Analysts Demand R&D Restrictions After Iran Centrifuge Tests

Iran’s atomic energy chief Ali Akbar Salehi revealed this week that Iran had tested a new generation of advanced centrifuges that analysts believe would dramatically improve the Islamic republic’s ability to go nuclear at will, a development that Reuters suggested might “annoy Western states” committed to rolling back Tehran’s atomic program.

Mark Dubowitz, the executive director at the Foundation for Defense of Democracies, pointedly asked the State Department on Friday why Iran’s testing of the so-called IR-8 centrifuges was not a straightforward violation of the Joint Plan of Action (JPOA):

The agreement calls on Iran to freeze progress on its nuclear program in exchange for a series of functionally irreversible financial windfalls from the West, and the Obama administration has been unequivocal that any cheating would trigger a snapback in the estimated tens of billions of dollars in sanctions relief.

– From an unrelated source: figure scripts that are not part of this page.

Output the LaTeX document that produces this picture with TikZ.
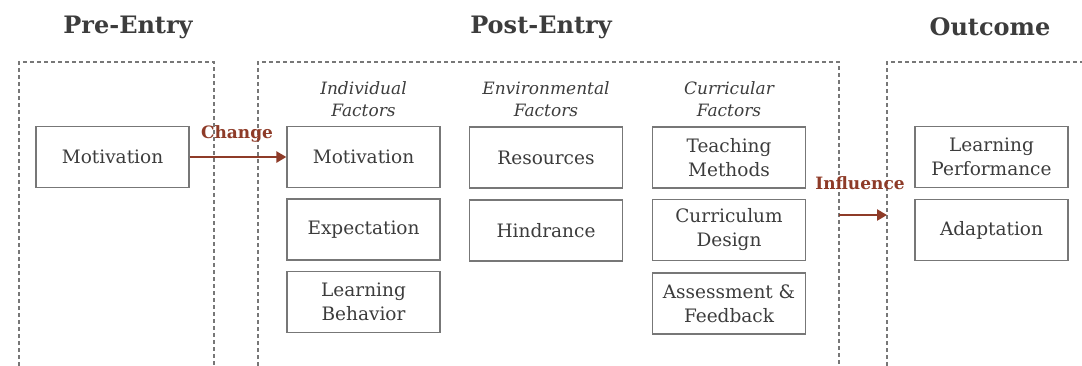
\documentclass[tikz,border=0pt]{standalone}
\usepackage{fontspec}
\setmainfont{DejaVu Serif}
\usetikzlibrary{positioning,arrows.meta}

\definecolor{boxgray}{HTML}{777777}
\definecolor{textgray}{HTML}{3C3C3C}
\definecolor{arrowred}{HTML}{8E3B28}

\tikzset{
	factor/.style={draw=boxgray, line width=1.3pt, minimum width=153pt, minimum height=61pt,
		inner sep=0pt, align=center, text=textgray, font=\fontsize{18.5}{24}\selectfont},
	frame/.style={draw=boxgray, dash pattern=on 4pt off 3pt, line width=1.2pt},
	phase/.style={text=textgray, font=\bfseries\fontsize{24}{30}\selectfont},
	group/.style={text=textgray, align=center, font=\itshape\fontsize{17}{22}\selectfont},
	flow/.style={-{Triangle[length=10pt,width=11pt]}, draw=arrowred, line width=2.8pt},
	flowlabel/.style={text=arrowred, font=\bfseries\fontsize{17}{20}\selectfont},
}

\begin{document}
\begin{tikzpicture}[x=1pt,y=-1pt]
		\useasboundingbox (0,0) rectangle (1082,365);
		\clip (0,0) rectangle (1082,365);

		% phase frames, open at the bottom
		\draw [frame] (19,380) -- (19,62) -- (214,62) -- (214,380);
		\draw [frame] (258,380) -- (258,62) -- (839,62) -- (839,380);
		\draw [frame] (887,380) -- (887,62) -- (1100,62);

		\draw (128,27) node [phase] (pre) {Pre-Entry};
		\draw (541,27) node [phase] (post) {Post-Entry};
		\draw (990,27) node [phase] (out) {Outcome};

		\draw (363.5,99) node [group] (ind) {Individual\\Factors};
		\draw (546,99) node [group] (env) {Environmental\\Factors};
		\draw (729,99) node [group] (cur) {Curricular\\Factors};

		\draw (112.5,157) node [factor] (m0) {Motivation};

		\draw (363.5,157) node [factor] (m1) {Motivation};
		\draw (363.5,229.5) node [factor] (ex) {Expectation};
		\draw (363.5,302) node [factor] (lb) {Learning\\Behavior};

		\draw (546,157.5) node [factor] (res) {Resources};
		\draw (546,230.5) node [factor] (hin) {Hindrance};

		\draw (729,157.5) node [factor] (tm) {Teaching\\Methods};
		\draw (729,230) node [factor] (cd) {Curriculum\\Design};
		\draw (729,303.5) node [factor] (af) {Assessment \&\\Feedback};

		\draw (991.5,157) node [factor] (lp) {Learning\\Performance};
		\draw (991.5,230) node [factor] (ad) {Adaptation};

		\coordinate (inflA) at (839,215);
		\coordinate (inflB) at (887,215);

		\draw [flow] (m0) -- (m1);
		\draw (237,134) node [flowlabel] {Change};
		\draw [flow] (inflA) -- (inflB);
		\draw (860,183) node [flowlabel] {Influence};
	\end{tikzpicture}
\end{document}
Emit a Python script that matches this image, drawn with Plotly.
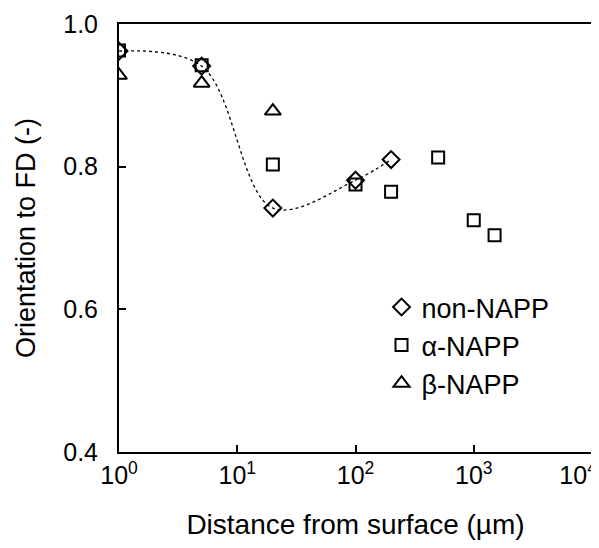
import plotly.graph_objects as go

# Data
x_non = [1, 5, 20, 100, 200]
y_non = [0.962, 0.941, 0.742, 0.781, 0.810]
x_alpha = [1, 5, 20, 100, 200, 500, 1000, 1500]
y_alpha = [0.963, 0.942, 0.803, 0.775, 0.765, 0.813, 0.725, 0.704]
x_beta = [1, 5, 20]
y_beta = [0.928, 0.917, 0.878]
names = ["non-NAPP", "α-NAPP", "β-NAPP"]
x_tickvals = [1, 10, 100, 1000, 10000]
# last label padded on the right so it stays inside the page, as in the original
x_ticktext = ["10<sup>0</sup>", "10<sup>1</sup>", "10<sup>2</sup>", "10<sup>3</sup>",
              "10<sup>4</sup>\u00a0\u00a0\u00a0\u00a0"]
y_tickvals = [0.4, 0.6, 0.8, 1.0]
y_ticktext = ["0.4", "0.6", "0.8", "1.0"]

FONT = "Liberation Sans, Arial, sans-serif"

fig = go.Figure()
# dotted smooth trend through non-NAPP
fig.add_trace(go.Scatter(x=x_non, y=y_non, mode="lines",
                         line=dict(color="black", width=1.3, dash="dot", shape="spline", smoothing=1.0),
                         showlegend=False, hoverinfo="skip"))
fig.add_trace(go.Scatter(x=x_non, y=y_non, mode="markers", name=names[0],
                         marker=dict(symbol="diamond-open", size=13, color="black", line=dict(width=2, color="black"))))
fig.add_trace(go.Scatter(x=x_alpha, y=y_alpha, mode="markers", name=names[1],
                         marker=dict(symbol="square-open", size=12, color="black", line=dict(width=2, color="black"))))
fig.add_trace(go.Scatter(x=x_beta, y=y_beta, mode="markers", name=names[2],
                         marker=dict(symbol="triangle-up-open", size=14, color="black", line=dict(width=2, color="black"))))

# The page adds an 8px body margin, so the figure is smaller and margins shifted
fig.update_layout(
    width=591, height=532,
    margin=dict(l=111, r=7, t=16, b=88),
    paper_bgcolor="white", plot_bgcolor="white",
    font=dict(family=FONT, size=25, color="black"),
    legend=dict(x=0.555, y=0.395, xanchor="left", yanchor="top", font=dict(size=27, family=FONT),
                bgcolor="rgba(0,0,0,0)", tracegroupgap=0, itemwidth=30),
    xaxis=dict(type="log", range=[0, 4], tickvals=x_tickvals, ticktext=x_ticktext, automargin=False,
               showline=True, linecolor="black", linewidth=2, mirror=True, showgrid=False, zeroline=False,
               ticks="inside", ticklen=7, tickwidth=1.5, tickcolor="black", ticklabelstandoff=0,
               ticklabeloverflow="allow",
               tickfont=dict(size=25, family=FONT),
               title=dict(text="Distance from surface (µm)", font=dict(size=28, family=FONT), standoff=28)),
    yaxis=dict(range=[0.4, 1.0], tickvals=y_tickvals, ticktext=y_ticktext, automargin=False,
               showline=True, linecolor="black", linewidth=2, mirror=True, showgrid=False, zeroline=False,
               ticks="inside", ticklen=7, tickwidth=1.5, tickcolor="black", ticklabelstandoff=14,
               ticklabeloverflow="allow",
               tickfont=dict(size=25, family=FONT),
               title=dict(text="Orientation to FD (-)", font=dict(size=27, family=FONT), standoff=20)),
)

fig.write_html("out.html")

Friday also saw the publication of a new report [PDF] from the U.S.-based Institute for Science and International Security (ISIS) identifying Iran’s centrifuge research and development (R&D) program as a central threat to the verifiability of any nuclear deal with the Islamic republic:

Negotiations on a comprehensive solution should seek to place further limitations on this program and establish effective and expanded monitoring practices as part of an agreement on a mutually defined enrichment program with agreed parameters. Throughout the duration of a long-term comprehensive agreement, Iran’s centrifuge R&D program should be limited to centrifuges with capabilities comparable to the current IR-2m centrifuge.

The report pointed out that next-generation centrifuges would not have any industrial purpose – Iran is decades away from being able to compete with uranium exporters such as Russia – but that they would create a scenario under which Tehran “would need far fewer of these advanced centrifuges in a clandestine plant to make weapon-grade uranium” should it decide to sneak across the nuclear finish line.